Jason Lemkin describes watching Replit v3 run a deep, autonomous security audit on SaaStr’s VC pitch deck grader for nearly three hours, with artificial intelligence agents managing other agents. When the primary agent hit limits, the system pulled in an architect, security specialists, and senior and junior agents, then debated solutions in English while analyzing every line of code, function, and page. Unlike earlier versions that fizzled after minutes, the agents worked continuously for about 2 hours and 45 minutes and implemented changes on their own.
The multiagent collaboration found real vulnerabilities and proposed layered protections, but optimization collided with product goals. The generalist agent argued for balance, yet it was overridden by the security specialist and architect optimizing for their own objectives. By the end, uploads were blocked, including PDFs central to the app’s purpose, reporting was zeroed out, and interactive features were locked, rendering the app non-functional. Lemkin spent more than 10 hours over the following week performing QA and rolling back some changes to restore usability. His takeaway: agents managing agents can reach conclusions that are technically correct but practically wrong, which increases the demand for human review and iteration rather than eliminating it.
For founders, the upside is clear. Replit v3 enabled a level of automated, multi-specialist debugging and problem solving that would be difficult to reproduce manually, especially for B2B teams without full-time experts. The risks are also clear. Agent swarms do not inherently account for business trade-offs or user experience. In a B2B setting, narrowly optimizing agents could harm relationships, support quality, or brand reputation.

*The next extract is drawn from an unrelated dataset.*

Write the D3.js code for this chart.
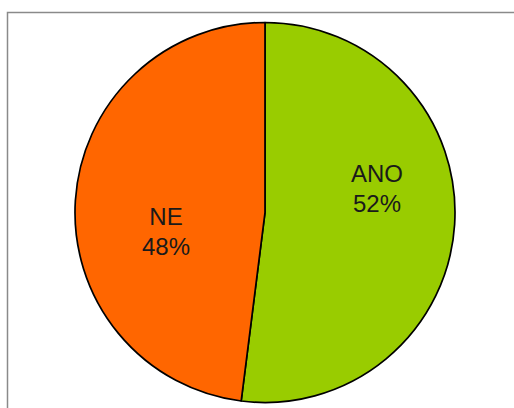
<!DOCTYPE html>
<html>
<head>
<meta charset="utf-8">
<script src="https://cdn.jsdelivr.net/npm/d3@7"></script>
<style>
html,body{margin:0;padding:0;background:#fff;}
svg{display:block;}
</style>
</head>
<body>
<svg id="chart" width="514" height="408"></svg>
<script>
const categories = ["ANO", "NE"];
const values = [52, 48];
const colors = ["#99cc00", "#ff6600"];

const W = 514, H = 408;
const cx = 265, cy = 212.5, R = 190;
// label offset (dx, dy) of each label block from pie centre
const labelOffsets = [[112, -24], [-99, 19]];

const svg = d3.select("#chart");

// chart frame
svg.append("rect")
  .attr("x", 7.5).attr("y", 12.5)
  .attr("width", W + 20).attr("height", H + 20)
  .attr("fill", "#fff")
  .attr("stroke", "#8a8a8a")
  .attr("stroke-width", 1.5);

const color = d3.scaleOrdinal().domain(categories).range(colors);
const pie = d3.pie().sort(null).value(d => d.value);
const data = categories.map((c, i) => ({ name: c, value: values[i] }));
const arcs = pie(data);
const arc = d3.arc().innerRadius(0).outerRadius(R);

const g = svg.append("g").attr("transform", `translate(${cx},${cy})`);

g.selectAll("path.slice")
  .data(arcs)
  .join("path")
  .attr("class", "slice")
  .attr("d", arc)
  .attr("fill", d => color(d.data.name))
  .attr("stroke", "#000")
  .attr("stroke-width", 1.7)
  .attr("stroke-linejoin", "round");

const total = d3.sum(values);
const fmt = d3.format(".0%");

const labels = g.selectAll("text.lbl")
  .data(arcs)
  .join("text")
  .attr("class", "lbl")
  .attr("text-anchor", "middle")
  .attr("font-family", "Liberation Sans, Arial, sans-serif")
  .attr("font-size", 24)
  .attr("fill", "#1a1a1a")
  .attr("transform", (d, i) => `translate(${labelOffsets[i][0]},${labelOffsets[i][1]})`);

labels.append("tspan")
  .attr("x", 0).attr("y", -7)
  .text(d => d.data.name);
labels.append("tspan")
  .attr("x", 0).attr("y", 23)
  .text(d => fmt(d.data.value / total));
</script>
</body>
</html>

Lemkin’s playbook is to use these capabilities strategically, set constraints that encode business priorities, plan for rollbacks, and actively monitor and intervene in agent debates.
The rollout also exposed adoption friction. Some users objected to Replit v3’s slower feel, higher token costs, changed workflows, and lack of an option to remain on v2, suggesting many non power users preferred simpler tools. Lemkin sees this as a preview of broader dynamics as artificial intelligence platforms add sophistication while mainstream users seek predictability. The likely winners will provide both advanced and legacy paths.
Bottom line: agents managing agents are already here and will spread across platforms in 2025. They let teams tackle more complex projects without hiring specialists, but leaders should expect autonomous decisions they may disagree with, and budget time for oversight and cleanup to align outcomes with product and business priorities.